I moved to Fedora (KDE Plasma) about a year ago. I had researched alternatives for all I needed.

I installed it on a new machine and kept an old windows machine running.

It took a month or so to get things how I liked.

I miss some things in Windows but found some real time saving features in linux, on the whole I am better off.

And I feel a whole lot safer.

[-] Darkassassin07@lemmy.ca 0 points 9 months ago

Side question:

Know a good place I can learn linux user/group/permission management?

I don't understand it well enough so I do a stupid amount of things as root...

[-] 4am@lemm.ee 0 points 9 months ago

A good start is using something like sudo rather than logging in as root.

sudo gives your command root permission when it runs.

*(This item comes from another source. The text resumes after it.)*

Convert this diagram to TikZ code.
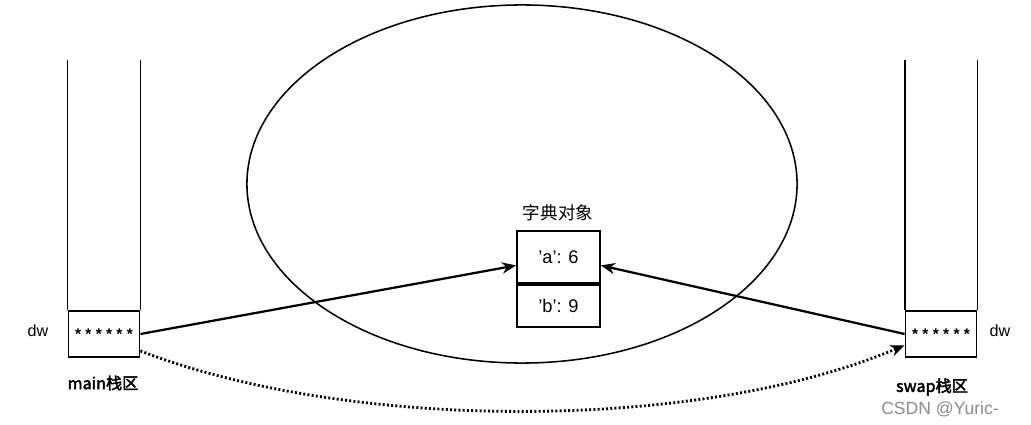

That way you can delete the password from the root account and it can’t be logged in with. sudo will ask for YOUR password and then check if you have permissions to elevate your command to root level.

In a simple setup, you can just use for anything you would normally do as root.

This can protect you from mistakes too, when running commands that you’ve mistyped. For example, if you want to do “rm -rf ./*” to delete all files in the current directory, but you forget the dot (period); if you’re at a root prompt, you just deleted your entire filesystem. If you’re not, then you get a permission error.

[-] Darkassassin07@lemmy.ca 0 points 9 months ago

How do I manage what users can use sudo?

One issue is trying to create a user to run services under, but not knowing how to give it permission to access what it needs (while also not entirely sure what it should/shouldn't have permissions for).

Or just generally managing file permissions. I understand using chmod in a very basic capacity with a few letter arguments like +r, but then you toss in numbers (chmod 777, wut?) and I get lost.

[-] 4am@lemm.ee 0 points 9 months ago

In addition to what other posters said, some distros allow you to add a user to the “sudo” group (as a secondary group assignment; don’t make it their primary) to allow them sudo access.